Tim Cowden Cowden: “That’s not to say there won’t be co-work going on in other submarkets, but much of the co-work demand in San Diego is for Downtown.”

SAN DIEGO—While office rental rates have spiked 25% in the past two years in Downtown San Diego, there is still more room for growth before tenants feel the pain, Colliers International SVP Tim Cowden tells GlobeSt.com.

According to the firm’s Q4 2016 office report for San Diego County, the 1.68 million square feet of net absorption for 2016 pushed demand to its strongest level since 2005, and countywide rental rates are at their highest point in eight years at $2.58 per square foot per month. However, 2016 was the slowest year for new development in the past four years, with 2017 expected to remain historically low.

The report also showed that Downtown San Diego recorded the highest net absorption for 2016 and will to continue to be a hot spot for co-working & tech start-ups. We spoke with Cowden about office development and why co-working and tech startups are attracted to Downtown.

GlobeSt.com: Why is San Diego office development expected to remain low if demand seems to be so strong?
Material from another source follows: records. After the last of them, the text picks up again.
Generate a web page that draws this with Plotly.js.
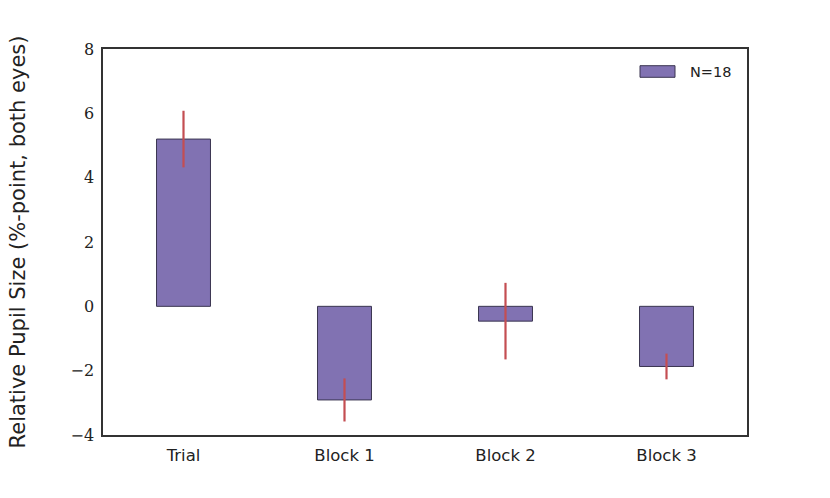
<!DOCTYPE html>
<html>
<head>
<meta charset="utf-8">
<script src="https://cdn.plot.ly/plotly-3.0.1.min.js"></script>
<style>html,body{margin:0;padding:0;background:#fff;}#chart{width:830px;height:498px;}</style>
</head>
<body>
<div id="chart"></div>
<script>
const categories = ["Trial", "Block 1", "Block 2", "Block 3"];
const values = [5.20, -2.91, -0.46, -1.87];
const errors = [0.88, 0.67, 1.19, 0.40];
const seriesName = "N=18";
const yTicks = [-4, -2, 0, 2, 4, 6, 8];
const yTickLabels = ["\u22124", "\u22122", "0", "2", "4", "6", "8"];

const trace = {
  type: "bar",
  x: categories,
  y: values,
  name: seriesName,
  width: 0.335,
  marker: {color: "#8172B2", line: {color: "#3a3550", width: 1}},
  error_y: {type: "data", array: errors, visible: true, color: "#C44E52", thickness: 2.2, width: 0},
  showlegend: false
};

const layout = {
  width: 830, height: 498,
  margin: {l: 103, r: 83, t: 49, b: 63},
  paper_bgcolor: "#fff", plot_bgcolor: "#fff",
  xaxis: {
    type: "category", range: [-0.5, 3.5],
    showgrid: false, zeroline: false, ticks: "",
    showline: true, linecolor: "#333", linewidth: 1.6, mirror: true,
    ticklabelstandoff: 5,
    tickfont: {family: "DejaVu Sans", size: 16.5, color: "#222"}
  },
  yaxis: {
    range: [-4, 8], tickvals: yTicks, ticktext: yTickLabels,
    showgrid: false, zeroline: false, ticks: "",
    showline: true, linecolor: "#333", linewidth: 1.6, mirror: true,
    ticklabelstandoff: 4,
    tickfont: {family: "DejaVu Serif", size: 16, color: "#222"},
    title: {text: "Relative Pupil Size (%-point, both eyes)", font: {family: "DejaVu Sans", size: 21, color: "#222"}, standoff: 39}
  },
  shapes: [{
    type: "rect", xref: "paper", yref: "paper",
    x0: (640 - 103) / 644, x1: (675 - 103) / 644,
    y0: (435 - 77.3) / 386, y1: (435 - 65.7) / 386,
    fillcolor: "#8172B2", line: {color: "#3a3550", width: 1}
  }],
  annotations: [{
    text: seriesName, xref: "paper", yref: "paper",
    x: (688 - 103) / 644, y: (435 - 71.5) / 386,
    xanchor: "left", yanchor: "middle", showarrow: false,
    font: {family: "DejaVu Sans", size: 14.5, color: "#222"}
  }]
};

Plotly.newPlot("chart", [trace], layout, {displayModeBar: false, staticPlot: true});
</script>
</body>
</html>
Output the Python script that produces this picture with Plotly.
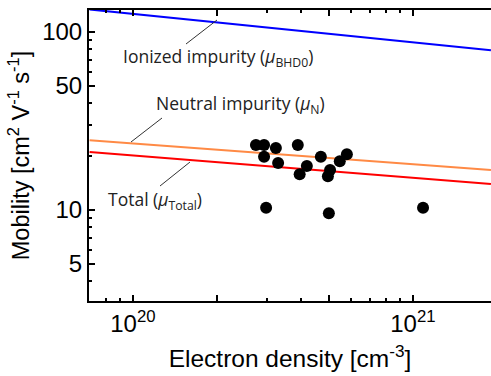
import plotly.graph_objects as go

# ---- data ----
density = [2.75e20, 2.94e20, 3.24e20, 2.94e20, 3.30e20, 3.88e20, 4.69e20, 4.18e20,
           3.94e20, 5.06e20, 4.97e20, 5.48e20, 5.81e20, 2.99e20, 5.01e20, 1.087e21]
mobility = [23.2, 23.2, 22.3, 19.9, 18.4, 23.2, 19.9, 17.7,
            15.9, 16.8, 15.5, 18.8, 20.6, 10.3, 9.6, 10.3]

line_density = [7.0e19, 1.9e21]
mu_ionized = [134.0, 79.0]
mu_neutral = [24.7, 16.8]
mu_total = [21.2, 14.0]

x_tickvals = [1e20, 2e20, 5e20, 1e21]
x_ticktext = ["10<sup>20</sup>", "", "", "10<sup>21</sup>"]
x_minor = [8e19, 9e19, 3e20, 4e20, 6e20, 7e20, 8e20, 9e20]
y_tickvals = [5, 10, 50, 100]
y_ticktext = ["5", "10", "50", "100"]
y_minor = [4, 6, 7, 8, 9, 20, 30, 40, 60, 70, 80, 90]

# ---- layout geometry (pixels) ----
W, H = 491, 376
L, R, T, B = 89, 0, 10, 75
pw, ph = W - L - R, H - T - B


def px(x):
    return (x - L) / pw


def py(y):
    return (H - B - y) / ph


fig = go.Figure()
fig.add_trace(go.Scatter(x=line_density, y=mu_ionized, mode="lines",
                         line=dict(color="#0000FF", width=2), showlegend=False))
fig.add_trace(go.Scatter(x=line_density, y=mu_neutral, mode="lines",
                         line=dict(color="#FF8A45", width=2), showlegend=False))
fig.add_trace(go.Scatter(x=line_density, y=mu_total, mode="lines",
                         line=dict(color="#FF0000", width=2), showlegend=False))
fig.add_trace(go.Scatter(x=density, y=mobility, mode="markers",
                         marker=dict(color="black", size=12), showlegend=False))

ann_font = dict(family="Open Sans", size=17.5, color="#222222")
labels = [
    ("Ionized impurity (<i>μ</i><sub>BHD0</sub>)", 121, 58),
    ("Neutral impurity (<i>μ</i><sub>N</sub>)", 154, 105),
    ("Total (<i>μ</i><sub>Total</sub>)", 106, 200),
]
for txt, x0, yc in labels:
    fig.add_annotation(text=txt, x=px(x0), y=py(yc), xref="paper", yref="paper",
                       xanchor="left", yanchor="middle", showarrow=False, font=ann_font)

leaders = [((186, 44), (217, 20)), ((162, 118), (131, 142)), ((190, 162), (160, 186))]
for (a, b) in leaders:
    fig.add_shape(type="line", xref="paper", yref="paper",
                  x0=px(a[0]), y0=py(a[1]), x1=px(b[0]), y1=py(b[1]),
                  line=dict(color="#333333", width=1))

axis_font = dict(family="Liberation Sans, Arial", size=24, color="black")
title_font = dict(family="Liberation Sans, Arial", size=24.5, color="black")
ytitle_font = dict(family="Liberation Sans, Arial", size=23.5, color="black")
fig.update_layout(
    width=W, height=H,
    margin=dict(l=L, r=R, t=T, b=B),
    paper_bgcolor="white", plot_bgcolor="white",
    xaxis=dict(type="log", range=[19.843, 21.279], automargin=False,
               tickmode="array", tickvals=x_tickvals, ticktext=x_ticktext,
               ticks="inside", ticklen=6, tickwidth=1.5, tickcolor="black",
               minor=dict(tickvals=x_minor, ticks="inside", ticklen=3, tickwidth=1.5,
                          tickcolor="black", showgrid=False),
               showline=True, linecolor="black", linewidth=2, mirror="ticks",
               showgrid=False, zeroline=False,
               tickfont=axis_font,
               title=dict(text="Electron density [cm<sup>-3</sup>]", font=title_font, standoff=14)),
    yaxis=dict(type="log", range=[0.489, 2.124], automargin=False,
               tickmode="array", tickvals=y_tickvals, ticktext=y_ticktext,
               ticks="inside", ticklen=6, tickwidth=1.5, tickcolor="black",
               minor=dict(tickvals=y_minor, ticks="inside", ticklen=3, tickwidth=1.5,
                          tickcolor="black", showgrid=False),
               showline=True, linecolor="black", linewidth=2, mirror=False,
               showgrid=False, zeroline=False,
               tickfont=axis_font,
               title=dict(text="Mobility [cm<sup>2</sup> V<sup>-1</sup> s<sup>-1</sup>]",
                          font=ytitle_font, standoff=6)),
)

fig.write_html("out.html", config={"displayModeBar": False},
               post_script="document.body.style.margin='0';")
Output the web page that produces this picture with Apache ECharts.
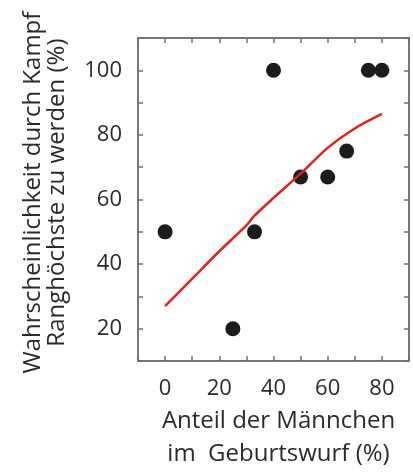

Cowden: The single biggest reason is lack of opportunity to build. We have significant barriers to entry now in San Diego County in general due to lack of land, for starters. In the UTC area, where there’s been lots of construction lately, is just about built out, and similarly, in other submarkets there very limited ability to build without tearing something down. In addition, Downtown is another example; we have seen a 25% rent spike Downtown in the past two years, but even with that rent spike, due to the high cost of land per square foot Downtown on most sites you would build on, you would have to tear down and pay an improved-property price. So, what we have is a significant lack of land, and the cost of construction has risen significantly recently, primarily due to rules and regulations and laws in California. Things like Title 24 have significantly increased the price of building something. As rents continue to rise—and they certainly will—the cost-of-construction factor becomes less of an impediment because rents will offset the costs.

As long as nothing ridiculous is happening on the macro scene, like Trump creating trade wars, I see a strong economy in San Diego County, with strong office demand and continuing rent increases. And I see continuing very strong residential demand—people moving into San Diego from other places to fill jobs and people already here moving up the food chain. They’re feeling pretty healthy and able to going from three Millennials in one apartment to two as one moves out and gets their own apartment.

GlobeSt.com: What does Downtown have to offer co-working and tech startups that other submarkets can’t?

Cowden: They definitely want to be Downtown versus other submarkets. That’s not to say there won’t be co-work going on in other submarkets, but much of the co-work demand in San Diego is for Downtown, and the reason is because these guys want to be where the Millennials want to live—where startups and post-startup fast-growing companies want to be—and they feel like that dynamic is heavily oriented toward live/work/play environments. If you live Downtown, unlike other submarkets, you can walk to your office. In other markets, like San Francisco, often you can’t live/work/play within it, but you can get there via mass transit

Co-work places started in New York, Chicago, San Francisco, and now they’re branching out in a big way and going into secondary markets like San Diego and San Jose. When When WeWork comes in and signs a 90,000-square-foot lease and the Downtown market only has 10 million sq ft of office space, they’re making an entry into a market where they didn’t exist before. And WeWork is not the only one; there are several local ones that started up in Downtown and at least two more are looking for 20,000-square feet to 30,000 square feet Downtown to their initial San Diego entree as well. There’s more than enough demand for multiple operators.

GlobeSt.com: What else should our readers take away from your report?

Cowden: Across the board, we’re seeing good, solid demand for office space. We have a constricted ability to expand supply, so we will continue to see rising rental rates that are not prohibitive due to the efficiency of today’s companies and the fact that only last year we passed the rental rates Downtown that we had in the 1980s. There is plenty of remaining upside before it’s really painful to tenants.